Enflasyonda yılı tek hanede kapatmak büyük başarı olacak gibi
Merkez Bankası’nın savunduğu görüşü artık ezberlemiş durumdayız. Yıllık TÜFE, baz etkisine bağlı olarak mayıs sonuna kadar artacak, sonrasında ise yine baz etkisi sayesinde gerilemeye başlayacak. Böyle olması da normal, oranlar da zaten bu görüşü doğruluyor.
TÜFE, mayıs ayında yüzde 0.72 artarsa, yıllık bazda çift haneyi göreceğiz. Mayıs için yüzde 0.72 artış da doğrusu çok şaşırtıcı olmaz. Yani bizi mayıs sonunda çift haneli bir enflasyon bekliyor. Bu kaçınılmaz gibi.
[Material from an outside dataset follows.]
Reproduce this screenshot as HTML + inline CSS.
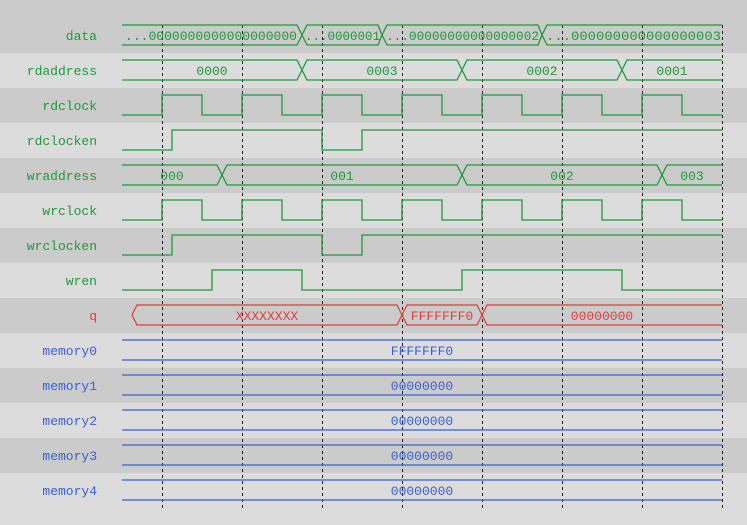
<!DOCTYPE html>
<html><head><style>
html,body{margin:0;padding:0;background:#dcdcdc}
svg{display:block}
text{font-family:"Liberation Mono","DejaVu Sans Mono",monospace;font-size:13px}
</style></head><body>
<svg width="747" height="525" viewBox="0 0 747 525" xmlns="http://www.w3.org/2000/svg">
<rect x="0" y="0" width="747" height="525" fill="#dcdcdc"/>
<rect x="0" y="0" width="747" height="53" fill="#cbcbcb"/>
<rect x="0" y="88" width="747" height="35" fill="#cbcbcb"/>
<rect x="0" y="158" width="747" height="35" fill="#cbcbcb"/>
<rect x="0" y="228" width="747" height="35" fill="#cbcbcb"/>
<rect x="0" y="298" width="747" height="35" fill="#cbcbcb"/>
<rect x="0" y="368" width="747" height="35" fill="#cbcbcb"/>
<rect x="0" y="438" width="747" height="35" fill="#cbcbcb"/>

<g stroke="#222" stroke-width="1" stroke-dasharray="3,3">
<path d="M162.5,25V508M242.5,25V508M322.5,25V508M402.5,25V508M482.5,25V508M562.5,25V508M642.5,25V508M722.5,25V508"/>
</g>

<g font-size="13" text-anchor="end" fill="#1f9a3a">
<text x="97" y="40">data</text>
<text x="97" y="75">rdaddress</text>
<text x="97" y="110">rdclock</text>
<text x="97" y="145">rdclocken</text>
<text x="97" y="180">wraddress</text>
<text x="97" y="215">wrclock</text>
<text x="97" y="250">wrclocken</text>
<text x="97" y="285">wren</text>
<text x="97" y="320" fill="#e03c3c">q</text>
<g fill="#3a5fd0">
<text x="97" y="355">memory0</text>
<text x="97" y="390">memory1</text>
<text x="97" y="425">memory2</text>
<text x="97" y="460">memory3</text>
<text x="97" y="495">memory4</text>
</g>
</g>

<g fill="none" stroke="#1f9a3a" stroke-width="1.3">
<!-- data -->
<path d="M122,25H297L302,35L297,45H122M307,25H378L382,35L378,45H307L302,35Z M387,25H538L542,35L538,45H387L382,35Z M722,25H547L542,35L547,45H722"/>
<!-- rdaddress -->
<path d="M122,60H297L307,80H457L467,60H617L627,80H722M122,80H297L307,60H457L467,80H617L627,60H722"/>
<!-- rdclock -->
<path d="M122,115H162V95H202V115H242V95H282V115H322V95H362V115H402V95H442V115H482V95H522V115H562V95H602V115H642V95H682V115H722"/>
<!-- rdclocken -->
<path d="M122,150H172V130H322V150H362V130H722"/>
<!-- wraddress -->
<path d="M122,165H217L227,185H457L467,165H657L667,185H722M122,185H217L227,165H457L467,185H657L667,165H722"/>
<!-- wrclock -->
<path d="M122,220H162V200H202V220H242V200H282V220H322V200H362V220H402V200H442V220H482V200H522V220H562V200H602V220H642V200H682V220H722"/>
<!-- wrclocken -->
<path d="M122,255H172V235H322V255H362V235H722"/>
<!-- wren -->
<path d="M122,290H212V270H302V290H462V270H622V290H722"/>
</g>

<g fill="#1f9a3a" text-anchor="middle">
<text x="212" y="75">0000</text>
<text x="382" y="75">0003</text>
<text x="542" y="75">0002</text>
<text x="672" y="75">0001</text>
<text x="172" y="180">000</text>
<text x="342" y="180">001</text>
<text x="562" y="180">002</text>
<text x="692" y="180">003</text>
</g>
<g fill="#1f9a3a" font-size="13">
<text x="125" y="40" textLength="172" lengthAdjust="spacingAndGlyphs">...0000000000000000000</text>
<text x="305" y="40" textLength="75" lengthAdjust="spacingAndGlyphs">...0000001</text>
<text x="386" y="40" textLength="153" lengthAdjust="spacingAndGlyphs">...00000000000000002</text>
<text x="546" y="40" textLength="175" lengthAdjust="spacingAndGlyphs">...000000000000000003</text>
</g>

<g fill="none" stroke="#e03c3c" stroke-width="1.2">
<path d="M137,305H397L402,315L397,325H137L132,315Z M407,305H477L482,315L477,325H407L402,315Z M722,305H487L482,315L487,325H722"/>
</g>
<g fill="#e03c3c" text-anchor="middle">
<text x="267" y="320">XXXXXXXX</text>
<text x="442" y="320">FFFFFFF0</text>
<text x="602" y="320">00000000</text>
</g>

<g stroke="#3a5fd0" stroke-width="1.3">
<path d="M122,340H722M122,360H722M122,375H722M122,395H722M122,410H722M122,430H722M122,445H722M122,465H722M122,480H722M122,500H722"/>
</g>
<g fill="#3a5fd0" text-anchor="middle">
<text x="422" y="355">FFFFFFF0</text>
<text x="422" y="390">00000000</text>
<text x="422" y="425">00000000</text>
<text x="422" y="460">00000000</text>
<text x="422" y="495">00000000</text>
</g>
</svg>
</body></html>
Ama, mayıs sonu için zirvede bir enflasyona zaten hazırlıklıyız, önemli olan sonrası. Haziranla birlikte düşecek olan enflasyon hangi düzeye inecek, bu düzey ne kadar süreyle korunabilecek, daha da önemlisi korunabilecek mi?
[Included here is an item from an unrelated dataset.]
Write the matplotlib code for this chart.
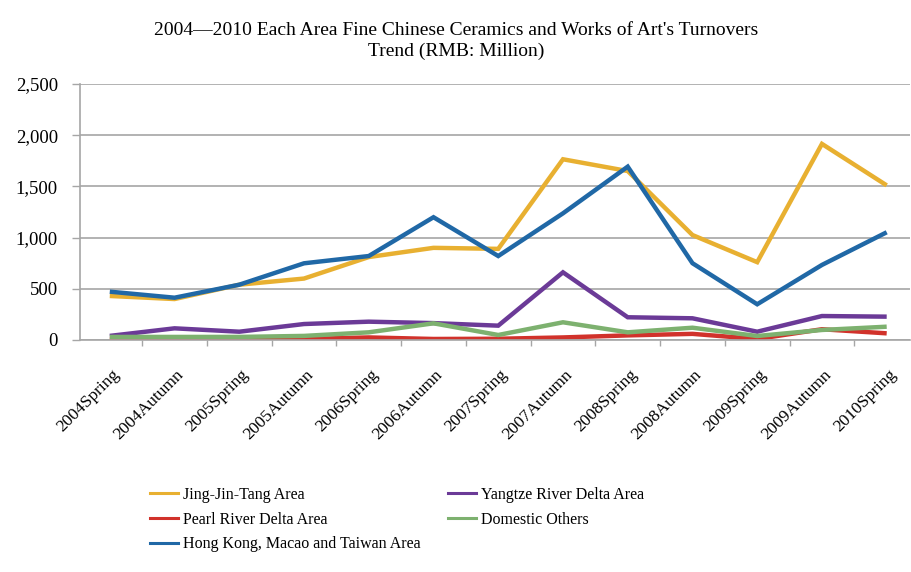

Merkez Bankası baz etkisine dayalı senaryoyu, aylara göre ortalama enflasyonla geçen yılın enflasyonu arasındaki farka dayandırıyor. Biraz açmaya çalışalım. 2004-2012 döneminde her ay için ortaya çıkan ortalama artışla, 2103’ün ilgili ayları arasındaki artış arasında kimi zaman önemli farklar oluştu. Yani bir anlamda denildi ki; örneğin nisan-mayıs aylarında geçmiş yıl ortalamaları yüksek, yani bu aylarda görece yüksek artışlar gerçekleşiyor, oysa 2013’ün bu aylarındaki oranlar düşük, dolayısıyla bu yıl da geçmiş yıllardaki gibi yüksek artışlar geldiğinde 2013’e göre yıllık oran yukarı gidecek. Nitekim bu oldu ve olmaya da devam ediyor.
Geçen yılın oranları mayıs sonuna kadar, ocak ayı hariç, ortalamadan genel olarak düşüktü. Haziranda ise durum tersine dönüyordu. Yani bu kez geçen yılın oranları genel ortalamanın üstündeydi; özellikle de haziranda.
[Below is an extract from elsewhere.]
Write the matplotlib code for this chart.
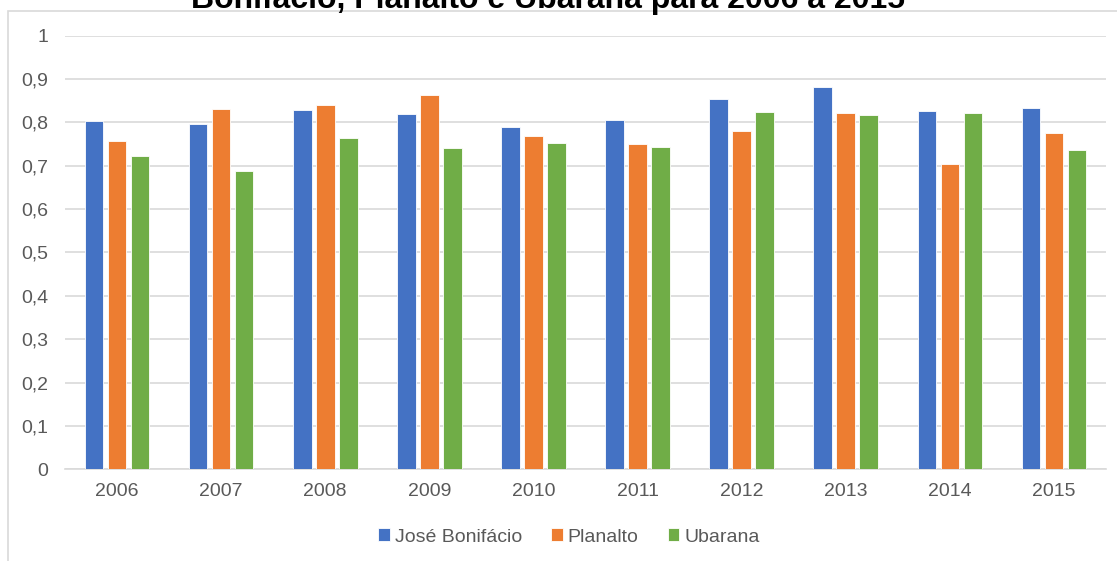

Bu yılın kalan aylarına, 2004-2012 dönemindeki oranları uyguladığımızda karşımıza şöyle bir tablo çıkıyor: Mayıs sonunda çift haneyi görüyoruz, haziranla birlikte yeniden tek hane, beş ay boyunca, yılın son iki ayı yine çift hane ve yılın yüzde 10.45 düzeyinde bir oranla kapatılması... Böylesine küsuratlı oranlar vermemizin altında 2004-2012 dönemindeki oranların aynen gerçekleşeceği varsayımı yatıyor, onu da belirtelim. Yoksa, böylesine iddialı oranlarla ortaya çıkmanın anlamsızlığı ortada.
Bu tablo daha da kötüleşebilir
Geçmiş yıl eğilimlerinin bizi nereye götüreceği üç aşağı beş yukarı belli. Mayıs sonunda yüzde 10’u aştıktan sonra, izleyen üç ay yüzde 8.5-9.0 arası oranlarda geçilecekmiş gibi görünüyor. Ama, “gibi görünüyor”!
Dedik ya, bu eğilim geçmiş yıl ortalamalarının bu yıl da gerçekleşeceği varsayımına bağlı. Ancak, yaz aylarının göreli olarak düşük enflasyonla geçilmesini sağlayan büyük ölçüde tarımdaki fiyat eğilimi. Oysa bu yıl tarım kesiminde belirgin bir sıkıntı var. Gıda ve alkolsüz içeceklerde nisan sonu itibariyle yıllık bazda yüzde 13’ün üstünde fiyat artışı ortaya çıkmış durumda. Dolayısıyla tarımın olumsuz etkisi daha da belirginleşerek sürerse, haziran, temmuz ve ağustos aylarını da yüzde 9’un üstünde geçirme olasılığımız artır. Bağlı olarak yılı yüzde 10.5 dolayında değil, belki daha yukarıda bir oranda kapatırız.